Beschäftigungsform ist standortabhängig

Problematisch ist außerdem, dass die Mitarbeiter bei den "Minijobs" und "Midijobs", im Gegensatz zu den sozialversicherungspflichtigen Voll- und Teilzeitstellen, keinerlei soziale Absicherung für die Rente erhalten.

Tendenziell zeigt sich, dass Supermärkte und Discounter vor allem Teilzeitstellen und geringfügig Beschäftige anstellen, während die Warenhäuser überwiegend auf qualifizierte Vollzeit-Fachkräfte setzen. Während an der Verkaufsfront meist Minijobber und Teilzeitbeschäftigte arbeiten, finden sich im Management vorwiegend Vollzeitstellen.

Der Edeka-Sprecher warnt jedoch vor einer Pauschalisierung: "Die Beschäftigungsform ist immer abhängig von dem jeweiligen Standort und der Zusammensetzung des Teams vor Ort."

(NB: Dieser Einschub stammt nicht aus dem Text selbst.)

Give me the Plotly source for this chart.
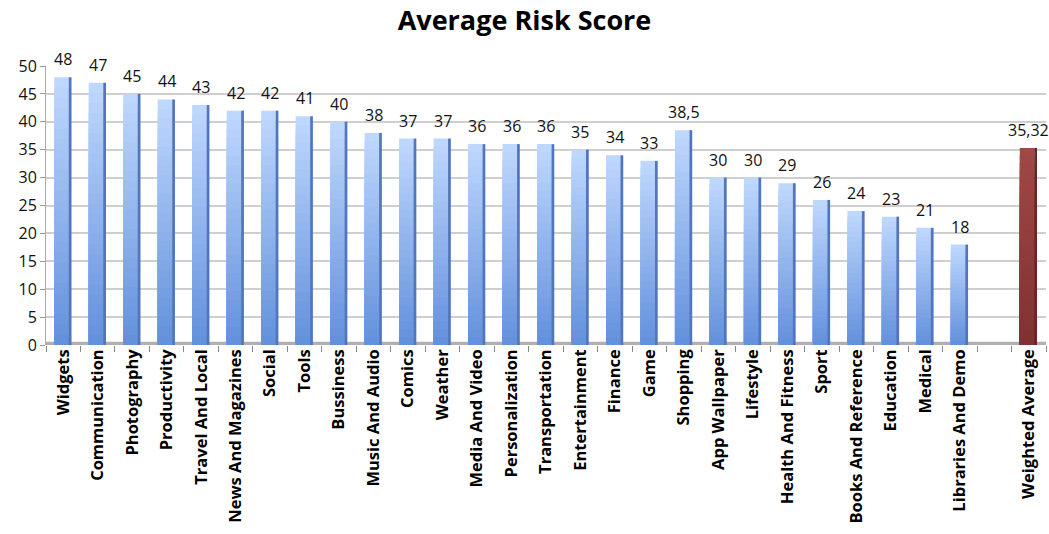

Genaue Angaben über die tatsächliche Anzahl der sozialversicherungspflichtigen Jobs will das Unternehmen jedoch nicht machen: "Die selbstständigen Edeka-Einzelhändler führen eine individuelle Personalplanung durch. Auch die Netto-Filialen operieren unabhängig von Edeka."

Solange sich Rewe und Edeka also in der Frage, wie die neuen Stellen aussehen werden, bedeckt halten, wird sich der Jubel der Gewerkschaften in Grenzen halten.